#### Provided material

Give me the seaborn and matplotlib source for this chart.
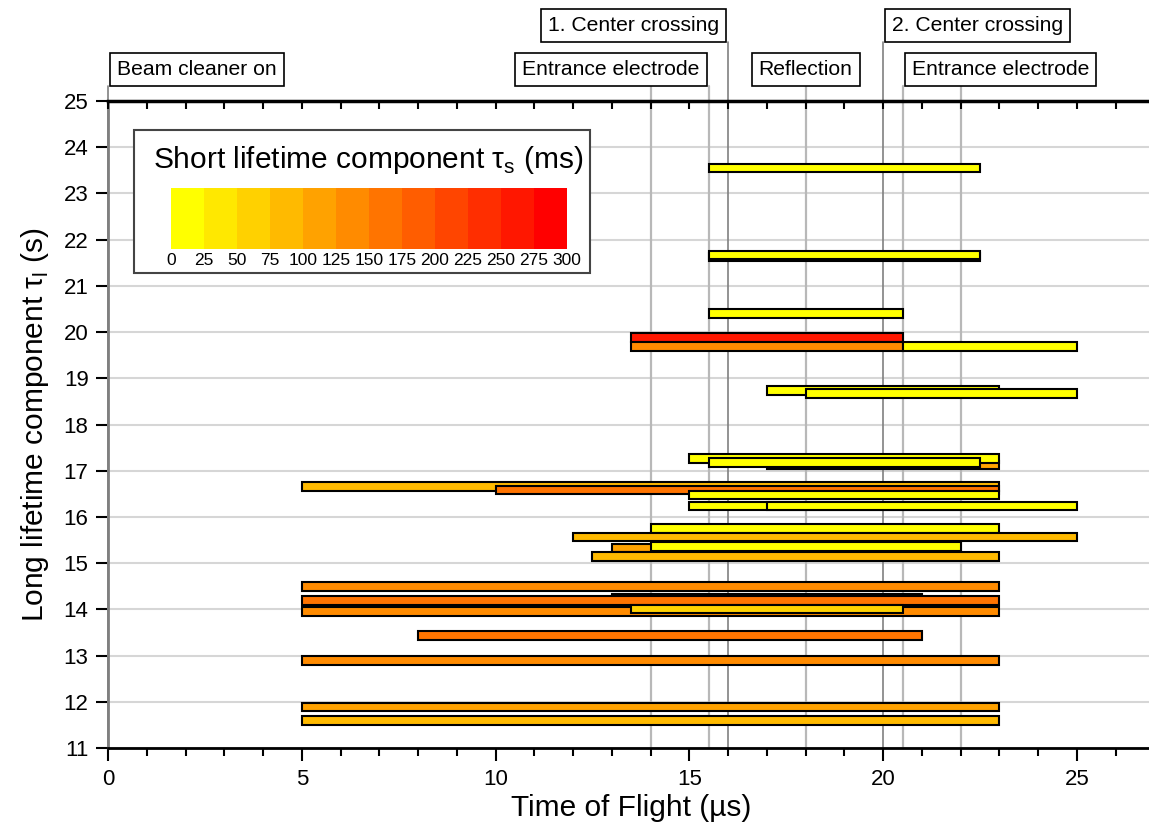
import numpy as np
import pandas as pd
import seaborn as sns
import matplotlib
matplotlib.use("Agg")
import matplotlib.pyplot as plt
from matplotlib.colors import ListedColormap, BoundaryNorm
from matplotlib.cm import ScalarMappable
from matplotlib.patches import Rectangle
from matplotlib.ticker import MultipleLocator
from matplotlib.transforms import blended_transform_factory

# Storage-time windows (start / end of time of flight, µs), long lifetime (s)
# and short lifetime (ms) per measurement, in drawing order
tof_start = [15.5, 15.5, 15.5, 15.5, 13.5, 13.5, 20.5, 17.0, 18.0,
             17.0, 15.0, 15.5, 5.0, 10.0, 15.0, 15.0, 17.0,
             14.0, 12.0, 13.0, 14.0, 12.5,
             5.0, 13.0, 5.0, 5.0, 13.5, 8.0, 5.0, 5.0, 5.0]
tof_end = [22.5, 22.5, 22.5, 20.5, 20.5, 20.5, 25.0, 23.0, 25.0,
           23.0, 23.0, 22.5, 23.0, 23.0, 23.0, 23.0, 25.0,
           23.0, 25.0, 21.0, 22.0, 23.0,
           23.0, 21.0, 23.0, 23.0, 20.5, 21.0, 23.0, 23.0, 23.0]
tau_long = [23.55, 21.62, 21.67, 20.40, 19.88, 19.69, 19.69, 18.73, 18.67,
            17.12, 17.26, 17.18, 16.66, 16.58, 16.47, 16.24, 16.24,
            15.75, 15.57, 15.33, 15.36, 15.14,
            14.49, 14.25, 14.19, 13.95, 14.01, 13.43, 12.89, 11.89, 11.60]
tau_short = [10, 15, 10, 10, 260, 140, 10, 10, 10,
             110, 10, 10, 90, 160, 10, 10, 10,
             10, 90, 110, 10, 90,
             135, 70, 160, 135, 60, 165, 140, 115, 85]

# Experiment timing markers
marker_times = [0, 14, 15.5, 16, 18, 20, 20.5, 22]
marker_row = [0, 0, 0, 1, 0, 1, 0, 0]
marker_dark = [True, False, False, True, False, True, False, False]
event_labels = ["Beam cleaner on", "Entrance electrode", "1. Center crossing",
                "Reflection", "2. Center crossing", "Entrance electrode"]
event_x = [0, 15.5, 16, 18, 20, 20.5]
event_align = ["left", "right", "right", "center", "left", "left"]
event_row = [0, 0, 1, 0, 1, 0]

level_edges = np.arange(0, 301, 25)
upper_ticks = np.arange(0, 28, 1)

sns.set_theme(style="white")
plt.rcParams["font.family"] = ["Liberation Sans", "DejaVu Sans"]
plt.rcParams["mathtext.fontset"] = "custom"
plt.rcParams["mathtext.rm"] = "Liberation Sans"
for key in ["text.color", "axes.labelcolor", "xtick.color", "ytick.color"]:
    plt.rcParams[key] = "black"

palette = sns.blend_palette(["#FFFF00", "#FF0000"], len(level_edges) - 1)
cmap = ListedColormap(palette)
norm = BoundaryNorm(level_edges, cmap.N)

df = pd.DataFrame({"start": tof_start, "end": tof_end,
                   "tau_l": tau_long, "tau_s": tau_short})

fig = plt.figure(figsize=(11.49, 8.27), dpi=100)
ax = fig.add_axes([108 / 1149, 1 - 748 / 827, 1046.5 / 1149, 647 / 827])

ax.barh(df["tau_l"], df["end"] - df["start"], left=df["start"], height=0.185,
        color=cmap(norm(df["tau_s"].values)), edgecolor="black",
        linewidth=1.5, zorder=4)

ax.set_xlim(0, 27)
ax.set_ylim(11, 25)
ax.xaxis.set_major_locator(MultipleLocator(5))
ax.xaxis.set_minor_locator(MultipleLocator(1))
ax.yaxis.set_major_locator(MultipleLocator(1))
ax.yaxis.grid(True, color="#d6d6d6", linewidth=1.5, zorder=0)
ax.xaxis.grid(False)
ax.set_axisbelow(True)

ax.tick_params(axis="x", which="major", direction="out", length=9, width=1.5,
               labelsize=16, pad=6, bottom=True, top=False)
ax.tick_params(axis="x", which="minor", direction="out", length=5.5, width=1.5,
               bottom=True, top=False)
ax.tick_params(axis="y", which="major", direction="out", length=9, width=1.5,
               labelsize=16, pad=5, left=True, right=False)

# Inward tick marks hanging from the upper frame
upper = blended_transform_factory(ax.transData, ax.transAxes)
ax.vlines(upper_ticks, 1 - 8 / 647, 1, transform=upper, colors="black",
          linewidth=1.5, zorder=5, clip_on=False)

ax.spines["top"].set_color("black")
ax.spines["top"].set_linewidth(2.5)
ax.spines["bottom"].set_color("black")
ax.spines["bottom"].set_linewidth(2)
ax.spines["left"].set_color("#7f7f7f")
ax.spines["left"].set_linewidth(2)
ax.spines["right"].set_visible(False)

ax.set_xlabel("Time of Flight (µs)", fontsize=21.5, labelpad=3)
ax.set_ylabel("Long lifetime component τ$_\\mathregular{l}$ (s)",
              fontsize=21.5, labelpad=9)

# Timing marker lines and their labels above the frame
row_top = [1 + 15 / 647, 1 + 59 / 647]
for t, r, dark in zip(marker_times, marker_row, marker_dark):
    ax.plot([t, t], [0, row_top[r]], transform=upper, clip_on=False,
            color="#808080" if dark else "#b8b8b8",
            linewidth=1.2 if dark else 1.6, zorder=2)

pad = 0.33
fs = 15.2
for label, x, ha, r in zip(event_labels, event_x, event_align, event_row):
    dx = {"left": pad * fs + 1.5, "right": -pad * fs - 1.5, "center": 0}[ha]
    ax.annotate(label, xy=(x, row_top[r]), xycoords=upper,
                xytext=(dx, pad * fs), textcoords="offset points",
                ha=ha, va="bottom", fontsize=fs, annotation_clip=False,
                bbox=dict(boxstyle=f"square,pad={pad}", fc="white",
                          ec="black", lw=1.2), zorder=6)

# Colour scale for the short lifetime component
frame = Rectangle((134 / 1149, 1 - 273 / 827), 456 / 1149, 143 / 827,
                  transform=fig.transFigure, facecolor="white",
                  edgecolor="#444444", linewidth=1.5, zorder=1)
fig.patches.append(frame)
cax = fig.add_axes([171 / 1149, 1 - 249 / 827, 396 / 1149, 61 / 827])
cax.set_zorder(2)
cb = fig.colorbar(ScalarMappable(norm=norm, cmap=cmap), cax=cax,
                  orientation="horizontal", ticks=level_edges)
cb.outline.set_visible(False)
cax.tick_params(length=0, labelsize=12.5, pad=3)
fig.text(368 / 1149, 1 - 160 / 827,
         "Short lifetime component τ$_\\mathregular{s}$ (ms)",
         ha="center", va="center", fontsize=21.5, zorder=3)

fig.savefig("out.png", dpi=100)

#### What needs to be done
Leave out the pictures and give the listing above again exactly.

#### Full output
Give me the seaborn and matplotlib source for this chart.
import numpy as np
import pandas as pd
import seaborn as sns
import matplotlib
matplotlib.use("Agg")
import matplotlib.pyplot as plt
from matplotlib.colors import ListedColormap, BoundaryNorm
from matplotlib.cm import ScalarMappable
from matplotlib.patches import Rectangle
from matplotlib.ticker import MultipleLocator
from matplotlib.transforms import blended_transform_factory

# Storage-time windows (start / end of time of flight, µs), long lifetime (s)
# and short lifetime (ms) per measurement, in drawing order
tof_start = [15.5, 15.5, 15.5, 15.5, 13.5, 13.5, 20.5, 17.0, 18.0,
             17.0, 15.0, 15.5, 5.0, 10.0, 15.0, 15.0, 17.0,
             14.0, 12.0, 13.0, 14.0, 12.5,
             5.0, 13.0, 5.0, 5.0, 13.5, 8.0, 5.0, 5.0, 5.0]
tof_end = [22.5, 22.5, 22.5, 20.5, 20.5, 20.5, 25.0, 23.0, 25.0,
           23.0, 23.0, 22.5, 23.0, 23.0, 23.0, 23.0, 25.0,
           23.0, 25.0, 21.0, 22.0, 23.0,
           23.0, 21.0, 23.0, 23.0, 20.5, 21.0, 23.0, 23.0, 23.0]
tau_long = [23.55, 21.62, 21.67, 20.40, 19.88, 19.69, 19.69, 18.73, 18.67,
            17.12, 17.26, 17.18, 16.66, 16.58, 16.47, 16.24, 16.24,
            15.75, 15.57, 15.33, 15.36, 15.14,
            14.49, 14.25, 14.19, 13.95, 14.01, 13.43, 12.89, 11.89, 11.60]
tau_short = [10, 15, 10, 10, 260, 140, 10, 10, 10,
             110, 10, 10, 90, 160, 10, 10, 10,
             10, 90, 110, 10, 90,
             135, 70, 160, 135, 60, 165, 140, 115, 85]

# Experiment timing markers
marker_times = [0, 14, 15.5, 16, 18, 20, 20.5, 22]
marker_row = [0, 0, 0, 1, 0, 1, 0, 0]
marker_dark = [True, False, False, True, False, True, False, False]
event_labels = ["Beam cleaner on", "Entrance electrode", "1. Center crossing",
                "Reflection", "2. Center crossing", "Entrance electrode"]
event_x = [0, 15.5, 16, 18, 20, 20.5]
event_align = ["left", "right", "right", "center", "left", "left"]
event_row = [0, 0, 1, 0, 1, 0]

level_edges = np.arange(0, 301, 25)
upper_ticks = np.arange(0, 28, 1)

sns.set_theme(style="white")
plt.rcParams["font.family"] = ["Liberation Sans", "DejaVu Sans"]
plt.rcParams["mathtext.fontset"] = "custom"
plt.rcParams["mathtext.rm"] = "Liberation Sans"
for key in ["text.color", "axes.labelcolor", "xtick.color", "ytick.color"]:
    plt.rcParams[key] = "black"

palette = sns.blend_palette(["#FFFF00", "#FF0000"], len(level_edges) - 1)
cmap = ListedColormap(palette)
norm = BoundaryNorm(level_edges, cmap.N)

df = pd.DataFrame({"start": tof_start, "end": tof_end,
                   "tau_l": tau_long, "tau_s": tau_short})

fig = plt.figure(figsize=(11.49, 8.27), dpi=100)
ax = fig.add_axes([108 / 1149, 1 - 748 / 827, 1046.5 / 1149, 647 / 827])

ax.barh(df["tau_l"], df["end"] - df["start"], left=df["start"], height=0.185,
        color=cmap(norm(df["tau_s"].values)), edgecolor="black",
        linewidth=1.5, zorder=4)

ax.set_xlim(0, 27)
ax.set_ylim(11, 25)
ax.xaxis.set_major_locator(MultipleLocator(5))
ax.xaxis.set_minor_locator(MultipleLocator(1))
ax.yaxis.set_major_locator(MultipleLocator(1))
ax.yaxis.grid(True, color="#d6d6d6", linewidth=1.5, zorder=0)
ax.xaxis.grid(False)
ax.set_axisbelow(True)

ax.tick_params(axis="x", which="major", direction="out", length=9, width=1.5,
               labelsize=16, pad=6, bottom=True, top=False)
ax.tick_params(axis="x", which="minor", direction="out", length=5.5, width=1.5,
               bottom=True, top=False)
ax.tick_params(axis="y", which="major", direction="out", length=9, width=1.5,
               labelsize=16, pad=5, left=True, right=False)

# Inward tick marks hanging from the upper frame
upper = blended_transform_factory(ax.transData, ax.transAxes)
ax.vlines(upper_ticks, 1 - 8 / 647, 1, transform=upper, colors="black",
          linewidth=1.5, zorder=5, clip_on=False)

ax.spines["top"].set_color("black")
ax.spines["top"].set_linewidth(2.5)
ax.spines["bottom"].set_color("black")
ax.spines["bottom"].set_linewidth(2)
ax.spines["left"].set_color("#7f7f7f")
ax.spines["left"].set_linewidth(2)
ax.spines["right"].set_visible(False)

ax.set_xlabel("Time of Flight (µs)", fontsize=21.5, labelpad=3)
ax.set_ylabel("Long lifetime component τ$_\\mathregular{l}$ (s)",
              fontsize=21.5, labelpad=9)

# Timing marker lines and their labels above the frame
row_top = [1 + 15 / 647, 1 + 59 / 647]
for t, r, dark in zip(marker_times, marker_row, marker_dark):
    ax.plot([t, t], [0, row_top[r]], transform=upper, clip_on=False,
            color="#808080" if dark else "#b8b8b8",
            linewidth=1.2 if dark else 1.6, zorder=2)

pad = 0.33
fs = 15.2
for label, x, ha, r in zip(event_labels, event_x, event_align, event_row):
    dx = {"left": pad * fs + 1.5, "right": -pad * fs - 1.5, "center": 0}[ha]
    ax.annotate(label, xy=(x, row_top[r]), xycoords=upper,
                xytext=(dx, pad * fs), textcoords="offset points",
                ha=ha, va="bottom", fontsize=fs, annotation_clip=False,
                bbox=dict(boxstyle=f"square,pad={pad}", fc="white",
                          ec="black", lw=1.2), zorder=6)

# Colour scale for the short lifetime component
frame = Rectangle((134 / 1149, 1 - 273 / 827), 456 / 1149, 143 / 827,
                  transform=fig.transFigure, facecolor="white",
                  edgecolor="#444444", linewidth=1.5, zorder=1)
fig.patches.append(frame)
cax = fig.add_axes([171 / 1149, 1 - 249 / 827, 396 / 1149, 61 / 827])
cax.set_zorder(2)
cb = fig.colorbar(ScalarMappable(norm=norm, cmap=cmap), cax=cax,
                  orientation="horizontal", ticks=level_edges)
cb.outline.set_visible(False)
cax.tick_params(length=0, labelsize=12.5, pad=3)
fig.text(368 / 1149, 1 - 160 / 827,
         "Short lifetime component τ$_\\mathregular{s}$ (ms)",
         ha="center", va="center", fontsize=21.5, zorder=3)

fig.savefig("out.png", dpi=100)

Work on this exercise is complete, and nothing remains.